Juristas pedem suspensão de outdoors não identificados de apoio ao pacote anticrime

Atualizado em 10 de setembro de 2020 às 9:32

PUBLICADO NO BRASIL DE FATO

POR MARCELO FERREIRA

A Associação de Juristas pela Democracia (AJURD) protocolou, nessa quarta-feira (20), uma representação junto à Procuradoria Regional da República do Ministério Público Federal no Rio Grande do Sul contra as propagandas fixadas em outdoors em apoio ao ex-juiz e atual ministro da Justiça, Sérgio Moro, e seu pacote anticrime. Desde o final de outubro, cerca de 60 anúncios, sem nenhuma entidade assinando, começaram a ser instalados em diversos pontos de Porto Alegre. A iniciativa foi replicada em diversas outras cidades brasileiras, muitas também sem revelar a autoria.

A representação pede que o MPF suspenda com urgência a publicidade, bem como faça uma investigação de possíveis irregularidades e averiguação da autoria com responsabilização dos promotores. Conforme explica o advogado Mario Madureira, coordenador geral da AJURD, as peças publicitárias trazem várias irregularidades. Entre elas a caracterização da promoção pessoal, o que é inconstitucional. “O projeto é do governo (Projeto de Lei do Executivo n° 882, de 19 de fevereiro de 2019) e está em exame pelo Legislativo. Não é nem uma ação do governo, como uma campanha de vacina, por exemplo. A Constituição é muito clara sobre isso, as propagandas têm que ser absolutamente impessoais, não pode promover alguém a título de reformar algo”, explica.

Conforme Madureira, a representação questiona também a origem do financiamento da campanha publicitária. “O fato de ser propaganda anônima é ilegal”, aponta, informando que foi pedido ao MPF que verifique a origem do recurso, que pode ser pública, com direcionamento de verba publicitária ilegal, ou de caixa 2 ou ainda de outras fontes desconhecidas.

“Tudo isso converge para a questão de que Moro é candidato à eleição em 2022, quer viabilizar sua candidatura. Ele aparece nas pesquisas de intenção de votos a frente do próprio Bolsonaro. Isso configura abuso de poder econômico e consiste em concorrência desleal com os candidatos que ainda vão existir. O fato dele agradecer no seu Twitter os outdoors pelo Brasil significa que ele está estimulando a fazerem mais. Ele está usando um Projeto de Lei do Executivo como se dele fosse e tratando de tirar proveito pessoal, o que é proibido, conforme o artigo 37 da Constituição Federal, que estabelece o princípio da legalidade, impessoalidade, moralidade, publicidade e eficiência, onde nada na administração pública pode ser feito se a lei não autorizar”, afirma.

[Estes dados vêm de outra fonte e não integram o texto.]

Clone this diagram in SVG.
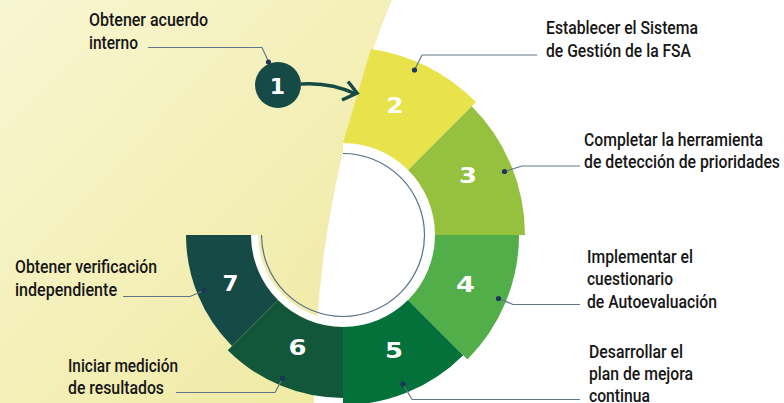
<svg xmlns="http://www.w3.org/2000/svg" width="784" height="403" viewBox="0 0 784 403">
<defs>
<linearGradient id="bgGrad" x1="0" y1="0" x2="1" y2="1">
<stop offset="0" stop-color="#f8f6d2"/>
<stop offset="1" stop-color="#efe99f"/>
</linearGradient>
<style>
.lbl{font-family:Roboto,"Liberation Sans",Arial,sans-serif;font-weight:500;font-size:19px;fill:#161616;}
.num{font-family:"DejaVu Sans",Verdana,sans-serif;font-weight:bold;font-size:22px;fill:#ffffff;text-anchor:middle;}
.lead{fill:none;stroke:#61768b;stroke-width:1.2;}
.dot{fill:#1c3558;}
</style>
</defs>
<rect x="0" y="0" width="784" height="403" fill="#ffffff"/>
<path id="background" d="M0,0 H392 C350,100 314,240 314,403 H0 Z" fill="url(#bgGrad)"/>
<path d="M343,146.5 A88.5,88.5 0 1 1 254.5,235" fill="none" stroke="#ffffff" stroke-width="7"/>
<path d="M343,153.5 A81.5,81.5 0 1 1 261.5,235" fill="none" stroke="#56708a" stroke-width="1.2"/>

<g id="node2">
<path d="M343,143 A92,92 0 0 1 408.05,169.95 L475.94,102.06 A188,188 0 0 0 371,49 L343,143 Z" fill="#e8e34b"/>
<text class="num" x="395" y="112.5" textLength="17" lengthAdjust="spacingAndGlyphs">2</text>
</g>
<g id="node3">
<path d="M408.05,169.95 L471.69,106.31 A182,182 0 0 1 525,235 L435,235 A92,92 0 0 0 408.05,169.95 Z" fill="#96c13f"/>
<text class="num" x="468" y="183" textLength="18" lengthAdjust="spacingAndGlyphs">3</text>
</g>
<g id="node4">
<path d="M435,235 L519,235 A176,176 0 0 1 467.45,359.45 L408.05,300.05 A92,92 0 0 0 435,235 Z" fill="#52ae48"/>
<text class="num" x="465.5" y="292" textLength="19" lengthAdjust="spacingAndGlyphs">4</text>
</g>
<g id="node5">
<path d="M408.05,300.05 L463.21,355.21 A170,170 0 0 1 343,405 L343,327 A92,92 0 0 0 408.05,300.05 Z" fill="#04703a"/>
<text class="num" x="394" y="357.5" textLength="18" lengthAdjust="spacingAndGlyphs">5</text>
</g>
<g id="node6">
<path d="M343,327 L343,398 A163,163 0 0 1 227.74,350.26 L277.95,300.05 A92,92 0 0 0 343,327 Z" fill="#12573a"/>
<text class="num" x="297.5" y="355" textLength="18" lengthAdjust="spacingAndGlyphs">6</text>
</g>
<g id="node7">
<path d="M277.95,300.05 L231.98,346.02 A157,157 0 0 1 186,235 L251,235 A92,92 0 0 0 277.95,300.05 Z" fill="#164a47"/>
<text class="num" x="230.5" y="291" textLength="16" lengthAdjust="spacingAndGlyphs">7</text>
</g>
<g id="node1">
<circle cx="278" cy="85" r="23" fill="#164a47"/>
<text class="num" x="277.5" y="93.5">1</text>
</g>

<g id="connectors">
<path d="M301,84 Q330,82 356,94" fill="none" stroke="#164a47" stroke-width="3.5"/>
<path d="M348,81.5 L357,93 L342,100" fill="none" stroke="#164a47" stroke-width="3.5" stroke-linejoin="miter"/>
<path class="lead" d="M148,47.5 H262 L268.5,61.5"/>
<circle class="dot" cx="268.5" cy="62" r="2.6"/>
<path class="lead" d="M537,55 H422 L414.5,70"/>
<circle class="dot" cx="414.5" cy="70" r="2.6"/>
<path class="lead" d="M580,166 H522 L504.5,171.5"/>
<circle class="dot" cx="504.5" cy="171.5" r="2.6"/>
<path class="lead" d="M580,304.5 H513 L498.5,298.5"/>
<circle class="dot" cx="498.5" cy="298.5" r="2.6"/>
<path class="lead" d="M580,399.5 H412 L403,384"/>
<circle class="dot" cx="403" cy="384" r="2.6"/>
<path class="lead" d="M176,392.5 H275 L282.5,378.5"/>
<circle class="dot" cx="282.5" cy="378.5" r="2.6"/>
<path class="lead" d="M123,296.5 H190 L204,290.5"/>
<circle class="dot" cx="204" cy="290.5" r="2.6"/>
</g>

<g id="labels">
<text class="lbl" x="89" y="26" textLength="119" lengthAdjust="spacingAndGlyphs">Obtener acuerdo</text>
<text class="lbl" x="89" y="49" textLength="49" lengthAdjust="spacingAndGlyphs">interno</text>
<text class="lbl" x="546" y="34" textLength="152" lengthAdjust="spacingAndGlyphs">Establecer el Sistema</text>
<text class="lbl" x="546" y="57" textLength="145" lengthAdjust="spacingAndGlyphs">de Gestión de la FSA</text>
<text class="lbl" x="584" y="145.5" textLength="179" lengthAdjust="spacingAndGlyphs">Completar la herramienta</text>
<text class="lbl" x="584" y="168" textLength="196" lengthAdjust="spacingAndGlyphs">de detección de prioridades</text>
<text class="lbl" x="587" y="263" textLength="106" lengthAdjust="spacingAndGlyphs">Implementar el</text>
<text class="lbl" x="587" y="285" textLength="86" lengthAdjust="spacingAndGlyphs">cuestionario</text>
<text class="lbl" x="587" y="307.5" textLength="130" lengthAdjust="spacingAndGlyphs">de Autoevaluación</text>
<text class="lbl" x="589" y="357.5" textLength="94" lengthAdjust="spacingAndGlyphs">Desarrollar el</text>
<text class="lbl" x="589" y="380" textLength="104" lengthAdjust="spacingAndGlyphs">plan de mejora</text>
<text class="lbl" x="589" y="402" textLength="61" lengthAdjust="spacingAndGlyphs">continua</text>
<text class="lbl" x="68" y="372" textLength="110" lengthAdjust="spacingAndGlyphs">Iniciar medición</text>
<text class="lbl" x="68" y="393.5" textLength="96" lengthAdjust="spacingAndGlyphs">de resultados</text>
<text class="lbl" x="15" y="272.5" textLength="142" lengthAdjust="spacingAndGlyphs">Obtener verificación</text>
<text class="lbl" x="15" y="295.5" textLength="102" lengthAdjust="spacingAndGlyphs">independiente</text>
</g>
</svg>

AJURD protocolou representação nessa quarta-feira (20) / Foto: Divulgação AJURD

Conforme matéria publicada pelo jornal Zero Hora, os outdoors na capital gaúcha são de autoria de um grupo chamado Poa Hoje. Uma das organizadoras da mobilização, a administradora Tuty Nair Berenice da Silva, 66 anos, disse que a campanha foi bancada com dinheiro da iniciativa privada, por meio de doações espontâneas. “Nós não fizemos nada de errado, não estamos devendo nada para ninguém. Não pegamos dinheiro de caixa 2, como eles estão falando. Somos gente honesta e trabalhadora e é isso que vamos provar”, rebateu.

Tuty disse ao jornal que a ideia surgiu após o Tribunal de Contas da União (TCU) suspender, em outubro, a publicidade do pacote anticrime, paga pelo governo federal. O relator do processo, ministro Vital do Rêgo, considerou indevido o uso de recursos públicos para a divulgação do projeto de lei que ainda será analisado pelo Congresso.

Sobre a declaração de autoria assumida pelo grupo Poa Hoje, Madureira avalia ser inconsistente. “Nós temos o direito de pedir a investigação porque não acreditamos nessa retórica que nos parece enganosa. Não basta as pessoas virem dizer que arrecadaram dinheiro, fizeram uma coleta, isso precisa ser comprovado e é o que pedimos na investigação. Senão, qualquer um poderia cometer um crime e depois daria qualquer resposta”, pontua.

A representação não refere-se apenas aos outdoors em Porto Alegre, deixa a critério do MPF delimitar a amplitude das medidas que forem tomadas, podendo caber inclusive medidas no âmbito nacional. Após o protocolo, será apreciada pela procuradora-chefe Claudia Vizcaychipi Paim, que vai distribuir o processo para que haja uma tramitação.